Returning back via the Chandeleur Islands, we came across some very strange-looking expanses of dark murky water, huge expanses of it stretching for miles and miles, with "fuzzy" jagged lines, not like ordinary convergence lines. We saw similar things in this area in the spring of 2011, except at that time it was dark reddish-brown, but today it was dark green.  This is probably what the folks at had told us they had been seeing on the MODIS satellite imagery in this area.  We hope someone more knowledgeable about these things will head out and sample it or advise us what it is!  See the video and more photos of this strange dark green stuff below.

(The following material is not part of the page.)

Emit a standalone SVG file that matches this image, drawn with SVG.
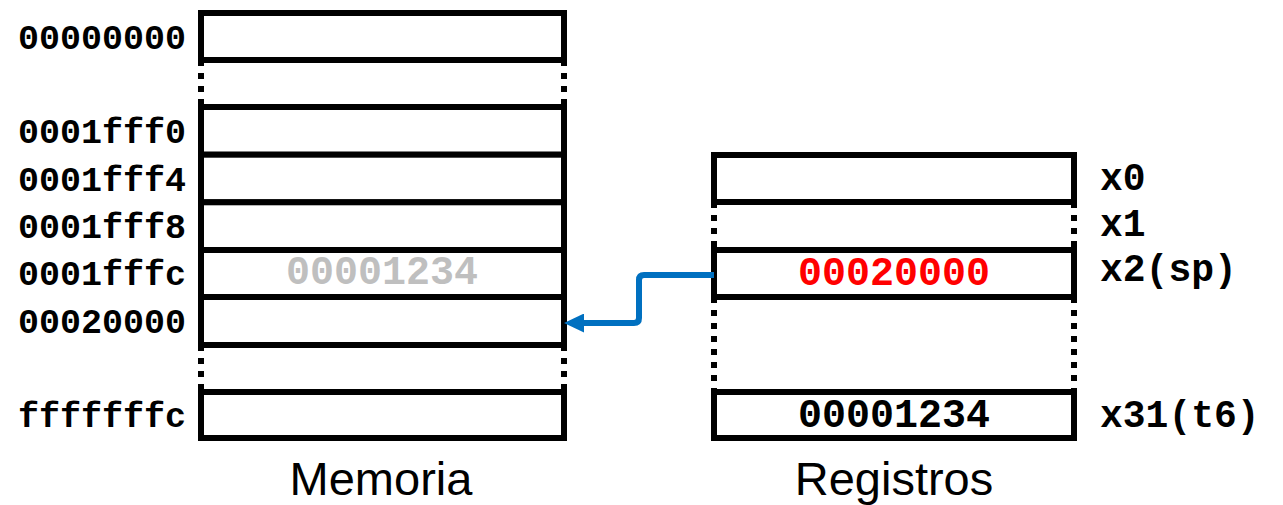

The unusually high tide was manifest at the Chandeleurs also.  At least we hope that's what it was, else Isaac really tore up this lovely chain of islands.  For today, there was not much to see of them; they looked more like shallow sandbars than islands. Lovely Breton island barely remained above water.







For the entire trip, we barely saw a bird, and we saw no wildlife in the water at all.

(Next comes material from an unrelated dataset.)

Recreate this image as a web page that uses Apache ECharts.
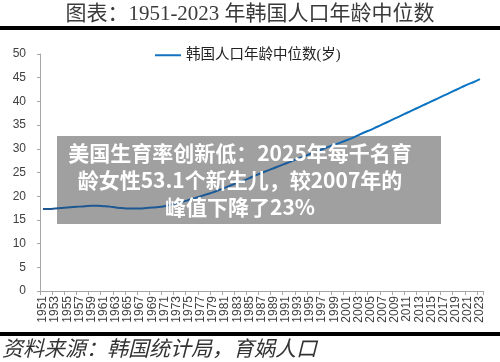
<!DOCTYPE html>
<html>
<head>
<meta charset="utf-8">
<script src="https://cdn.jsdelivr.net/npm/echarts@6/dist/echarts.min.js"></script>
<style>
html,body{margin:0;padding:0;background:#fff;}
#chart{width:500px;height:362px;}
</style>
</head>
<body>
<div id="chart"></div>
<script>
// ---- data ----
var years = [];
for (var y = 1951; y <= 2023; y++) { years.push(String(y)); }
var medianAge = [
  17.3, 17.3, 17.4, 17.5, 17.6, 17.7, 17.8, 17.9, 18.0, 18.0,
  17.9, 17.8, 17.6, 17.5, 17.4, 17.4, 17.4, 17.5, 17.6, 17.7,
  17.9, 18.2, 18.5, 18.8, 19.2, 19.6, 20.0, 20.4, 20.8, 21.3,
  21.8, 22.3, 22.8, 23.3, 23.8, 24.4, 24.9, 25.4, 25.9, 26.4,
  26.9, 27.4, 27.9, 28.4, 28.9, 29.4, 29.9, 30.4, 30.9, 31.3,
  31.8, 32.3, 32.9, 33.5, 34.0, 34.6, 35.2, 35.8, 36.4, 37.0,
  37.6, 38.2, 38.8, 39.4, 40.0, 40.6, 41.2, 41.8, 42.4, 43.0,
  43.6, 44.1, 44.7
];
var seriesName = '韩国人口年龄中位数(岁)';
var titleText = '图表：1951-2023 年韩国人口年龄中位数';
var sourceText = '资料来源：韩国统计局，育娲人口';
var overlayText = '美国生育率创新低：2025年每千名育\n龄女性53.1个新生儿，较2007年的\n峰值下降了23%';
var yTicks = [0, 5, 10, 15, 20, 25, 30, 35, 40, 45, 50];

var chart = echarts.init(document.getElementById('chart'), null, {renderer: 'canvas'});
var serif = '"Liberation Serif", "Noto Sans CJK SC", serif';
var sans = '"Liberation Sans", Arial, sans-serif';

chart.setOption({
  animation: false,
  backgroundColor: '#ffffff',
  grid: {left: 40, right: 17, top: 54, bottom: 71, containLabel: false},
  legend: {
    data: [{name: seriesName, icon: 'rect'}],
    left: 150, top: 43,
    itemWidth: 26, itemHeight: 2,
    itemGap: 5,
    itemStyle: {color: '#1473c0'},
    textStyle: {fontFamily: serif, fontSize: 14.5, color: '#222'}
  },
  xAxis: {
    type: 'category',
    data: years,
    boundaryGap: true,
    axisLine: {lineStyle: {color: '#a6a6a6', width: 1}},
    axisTick: {show: true, interval: 1, length: 4, lineStyle: {color: '#a6a6a6'}},
    axisLabel: {interval: 1, rotate: 90, margin: 5, fontFamily: sans, fontSize: 12, color: '#404040'},
    splitLine: {show: false}
  },
  yAxis: {
    type: 'value',
    min: yTicks[0], max: yTicks[yTicks.length - 1], interval: 5,
    axisLine: {show: true, lineStyle: {color: '#a6a6a6', width: 1}},
    axisTick: {show: true, length: 3, lineStyle: {color: '#a6a6a6'}},
    axisLabel: {margin: 14, fontFamily: sans, fontSize: 12, color: '#404040'},
    splitLine: {show: false}
  },
  series: [{
    name: seriesName,
    type: 'line',
    data: medianAge,
    smooth: 0.3,
    showSymbol: false,
    symbol: 'none',
    z: 5,
    lineStyle: {
      width: 2,
      color: new echarts.graphic.LinearGradient(0, 0, 1, 0, [
        {offset: 0, color: '#1d5690'},
        {offset: 0.6, color: '#1a5c9c'},
        {offset: 0.75, color: '#0a70bf'},
        {offset: 1, color: '#0a76c6'}
      ])
    }
  }],
  graphic: [
    {type: 'rect', left: 0, top: 26, z: 10, shape: {width: 500, height: 4}, style: {fill: '#000'}},
    {type: 'rect', left: 0, top: 332, z: 10, shape: {width: 500, height: 4}, style: {fill: '#000'}},
    {type: 'text', x: 250, y: 14, z: 10, style: {
      text: titleText, fill: '#3a3a3a', font: '21px ' + serif, textAlign: 'center', textVerticalAlign: 'middle'}},
    {type: 'text', x: 2, y: 350, z: 10, style: {
      text: sourceText, fill: '#333', font: 'italic 21px ' + serif, textAlign: 'left', textVerticalAlign: 'middle'}},
    {type: 'rect', left: 57, top: 136, z: 1, shape: {width: 384, height: 88}, style: {fill: '#a0a0a0'}},
    {type: 'text', x: 240, y: 180, z: 100, style: {
      text: overlayText, fill: '#ffffff', font: 'bold 21px "Noto Sans CJK SC", sans-serif',
      textAlign: 'center', textVerticalAlign: 'middle', lineHeight: 27}}
  ]
});
</script>
</body>
</html>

It was a great pleasure to be in the air and over the water and beautiful wetlands again today.  But feelings were mixed, as it is always sad to see so little wildife when we remember seeing so much here in 2010.  We wonder what it was like before 2010 and wish we could have seen it then!

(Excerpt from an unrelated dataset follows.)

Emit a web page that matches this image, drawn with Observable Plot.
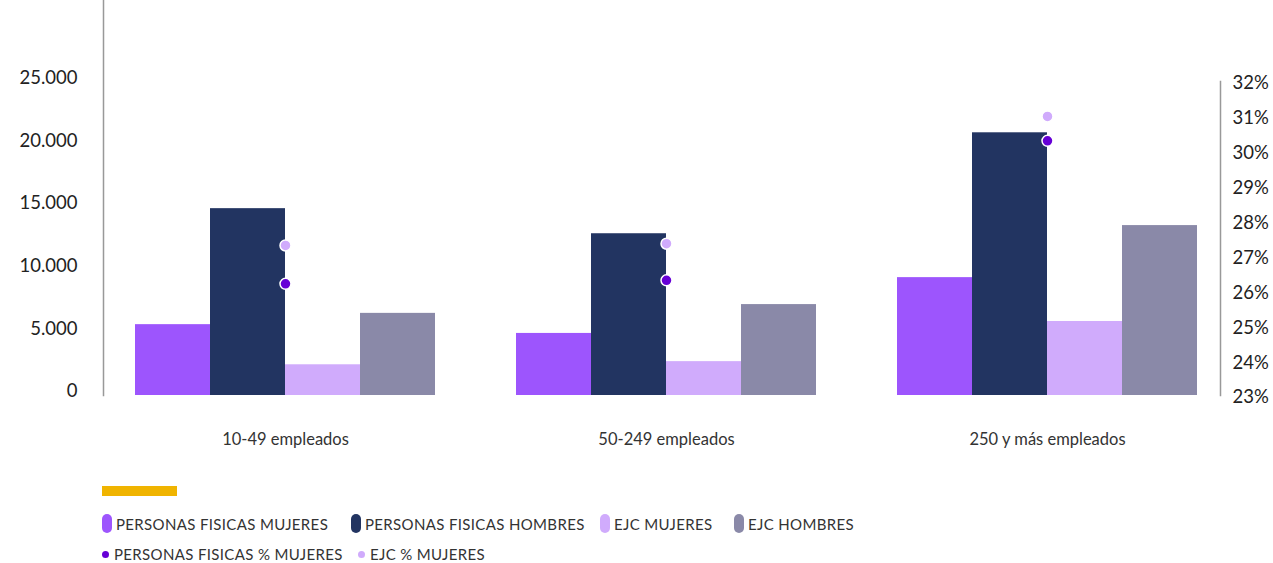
<!DOCTYPE html>
<html>
<head>
<meta charset="utf-8">
<script src="https://cdn.jsdelivr.net/npm/d3@7"></script>
<script src="https://cdn.jsdelivr.net/npm/@observablehq/plot@0.6"></script>
<style>
  body { margin: 0; background: #fff; font-family: Lato, "Open Sans", sans-serif; }
  #wrap { position: relative; width: 1273px; height: 563px; overflow: hidden; }
  #wrap svg { position: absolute; left: 0; top: 0; background: transparent; }
  .bar-yellow { position: absolute; left: 102px; top: 486px; width: 75px; height: 10px; background: #f0b400; }
  .leg { position: absolute; display: flex; align-items: center; font-size: 15px; letter-spacing: 0.35px; color: #333; white-space: nowrap; }
  .sw { display: inline-block; width: 10px; height: 19px; border-radius: 5px; margin-right: 4px; }
  .dot { display: inline-block; width: 7px; height: 7px; border-radius: 50%; margin-right: 5px; }
</style>
</head>
<body>
<div id="wrap"></div>
<script>
const groups = ["10-49 empleados", "50-249 empleados", "250 y más empleados"];
const seriesNames = ["PERSONAS FISICAS MUJERES", "PERSONAS FISICAS HOMBRES", "EJC MUJERES", "EJC HOMBRES"];
const seriesColors = ["#9d55fd", "#223461", "#d0abfc", "#8a89a8"];
const pfMujeres = [5650, 4950, 9400];
const pfHombres = [14900, 12900, 20950];
const ejcMujeres = [2450, 2700, 5900];
const ejcHombres = [6550, 7250, 13550];
const pctNames = ["PERSONAS FISICAS % MUJERES", "EJC % MUJERES"];
const pctColors = ["#6600d6", "#d0abfc"];
const pctPF = [26.2, 26.3, 30.3];
const pctEJC = [27.3, 27.35, 31.0];
const leftTicks = [0, 5000, 10000, 15000, 20000, 25000];
const rightTicks = [23, 24, 25, 26, 27, 28, 29, 30, 31, 32];

const seriesValues = [pfMujeres, pfHombres, ejcMujeres, ejcHombres];
const bars = [];
groups.forEach((g, i) => seriesNames.forEach((s, j) => bars.push({group: g, series: s, value: seriesValues[j][i]})));
const dots = [];
groups.forEach((g, i) => {
  dots.push({group: g, series: pctNames[1], value: pctEJC[i]});
  dots.push({group: g, series: pctNames[0], value: pctPF[i]});
});

const W = 1273, H = 460;
const font = "Lato, 'Open Sans', sans-serif";
const fxOpts = {domain: groups, paddingInner: 0.2084, paddingOuter: 0.0786};

// Bars
const plotA = Plot.plot({
  width: W, height: H,
  marginLeft: 103, marginRight: 45, marginTop: 0, marginBottom: 65,
  style: {fontFamily: font, color: "#333", background: "transparent"},
  fx: {...fxOpts, label: null},
  x: {domain: seriesNames, padding: 0, axis: null},
  y: {domain: [0, 31500], axis: null},
  color: {domain: seriesNames, range: seriesColors},
  marks: [
    Plot.barY(bars, {fx: "group", x: "series", y: "value", fill: "series"}),
    Plot.axisFx({anchor: "bottom", tickSize: 0, tickPadding: 38, fontSize: 16.5, label: null, fill: "#333"})
  ]
});

// Left axis
const plotB = Plot.plot({
  width: W, height: H,
  marginLeft: 103, marginRight: 45, marginTop: 0, marginBottom: 65,
  style: {fontFamily: font, color: "#222", background: "transparent"},
  y: {domain: [0, 31500]},
  marks: [
    Plot.frame({anchor: "left", stroke: "#999", strokeWidth: 1.5, strokeOpacity: 1}),
    Plot.axisY(leftTicks, {anchor: "left", tickSize: 0, tickPadding: 26, fontSize: 18.5, dy: -4, label: null,
      tickFormat: d => d3.format(",")(d).replace(/,/g, ".")})
  ]
});

// Dots (same facet layout as the bars)
const plotC = Plot.plot({
  width: W, height: H,
  marginLeft: 103, marginRight: 45, marginTop: 81, marginBottom: 65,
  style: {fontFamily: font, color: "#222", background: "transparent"},
  fx: {...fxOpts, axis: null},
  y: {domain: [23, 32], axis: null},
  color: {domain: pctNames, range: pctColors},
  marks: [
    Plot.dot(dots, {fx: "group", y: "value", fill: "series", r: 5.5, stroke: "white", strokeWidth: 1.5})
  ]
});

// Right axis
const plotD = Plot.plot({
  width: W, height: H,
  marginLeft: 103, marginRight: 53, marginTop: 81, marginBottom: 65,
  style: {fontFamily: font, color: "#222", background: "transparent"},
  y: {domain: [23, 32]},
  marks: [
    Plot.frame({anchor: "right", stroke: "#999", strokeWidth: 1.5, strokeOpacity: 1}),
    Plot.axisY(rightTicks, {anchor: "right", tickSize: 0, tickPadding: 12, fontSize: 18.5, dy: 2, label: null,
      tickFormat: d => d + "%"})
  ]
});

const wrap = document.getElementById("wrap");
[plotA, plotB, plotC, plotD].forEach(p => wrap.appendChild(p));

// Legend
const yb = document.createElement("div");
yb.className = "bar-yellow";
wrap.appendChild(yb);

const row1X = [102, 351, 600, 734];
seriesNames.forEach((s, i) => {
  const d = document.createElement("div");
  d.className = "leg";
  d.style.left = row1X[i] + "px";
  d.style.top = "514px";
  d.innerHTML = `<span class="sw" style="background:${seriesColors[i]}"></span><span>${s}</span>`;
  wrap.appendChild(d);
});
const row2X = [102, 358];
pctNames.forEach((s, i) => {
  const d = document.createElement("div");
  d.className = "leg";
  d.style.left = row2X[i] + "px";
  d.style.top = "545px";
  d.innerHTML = `<span class="dot" style="background:${pctColors[i]}"></span><span>${s}</span>`;
  wrap.appendChild(d);
});
</script>
</body>
</html>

More photos and videos from today are shown below the Flight Log.  Our GPS Flight tracks can be downloaded by clicking on the main menu item "Flight Tracks" -- or clicking here.  

Many thanks to the folks at for noticing the strange MODIS satellite images south of the Chandeleurs, and to FlightlineFirst at New Orleans' Lakefront airport for helping make this On Wings Of Care flight possible!  


**** FLIGHT LOG - OWOC Gulf Flight 20120914 ****

On Wings Of Care Flight Log for 20120914 Friday
Survey of DWH site to Thunderhorse, Chandeleurs and Breton Sound
KNEW to Breton Sound, DWH, Thunderhorse, Chandeleurs


All waypoint numbers below refer to the GPS tracks shown in today's article at
Times are given in CDT.  
Lat/lons are given in degrees and decimal minutes.
Aircraft:  Bonny Schumaker with Brayton Matthews of On Wings Of Care.
Seas and weather:  Seas 1  ft, scattered high clouds, 5-15 kt winds from the northeast-north.
Visibility:  Air good, sea good (the usual muddy in coastal areas).
Flight time:  3.9 hours
Flight route: KNEW - Breton Sound- DWH (MC252) - Thunderhorse - Chandeleurs - KNEW
Maps of our route showing the following waypoints identified during our flight, plus some relevant waypoints from previous flights, are in today's article (including a link to our GPS track file).

0393. 1455 CDT. N29 08.327 W88 47.033
Large vessel pulling a medium-size vessel (!)

DWH area:
****0394.  1514 CDT. N28 44.297 W88 22.828

Surface oil sheen, ~ 100m wide, ~400m long, SE to NW.

****Another smaller surface slick about a mile farther to the SE,
~50m wide, ~100 m long.

0395. 1523 CDT. N28 43.209 W88 20.487
Platform flaring, supply boat "Ms Lauren".  BP - MC474A.  Sheen nearby.

0396. 1542 CDT. N28 24.947 W88 13.382
MODU (Drilling rig) "Sandhill West Capricorn"


0397. 1545 CDT. N28 20.249 W88 15.709
"Blind Faith MC650" platform, flaring.

0398. 1549 CDT. N28 15.926 W88 23.617
"27?58 Murphy" platform, flaring.

0399. 1551 CDT. N28 14.378 W88 27.631
Drillship "Deepwater Pathfinder"

0400. 1556 CDT. N28 12.166 W88 29.970
"Thunderhorse - BP", flaring. Nearby vessel "Kore Chouest".
Slick extending from it to the west, several hundred meters.


0401. 1559 CDT. N28 14.531 W88 28.482
Drill ship, moving slowly (Deepwater Pathfinder, again)


0402. 1601 CDT. N28 14.104 W88 24.259
Eastbound vessel "Busy Bee"


0403. 1606 CDT. N28 19.814 W88 23.082
NOAA research vessel "Endeavor", southbound (destination about four miles farther south; we communicated by radio)


0404. 1615 CDT. N28 25.071 W88 24.600
Tug pushing a tanker which had "Crowley" written on the side of something on deck.  Couldn't see other name on tanker or tug.


****0405.  1633 CDT. N28 50.771 W88 29.761
OIL.  ~50m by ~500m, running SW-NE.


0406. 1654 CDT. N29 23.320 W88 43.468
Shrimp boat




****0407.  1659 CDT. N29 33.847 W88 48.396
Strange dark stuff everywhere, for miles, SW-NE and extending NW, in this area to the south and southeast of the Chandeleurs.


****0408.  1704 CDT. N29 42.032 W88 49.659
More of this strange dark cloudy stuff -- and not a cloud in the sky, so definitely not shadows!  ~10 miles wide and ~10 miles long, at least.  Extends north to the Chandeleur islands.  NO birds around here at all.


0409. 1707 CDT. N29 43.864 W88 50.641
Just south of the Chandeleurs - platform.
The Chandeleur islands barely protrude above water. 
Not at all what they looked like in 2010!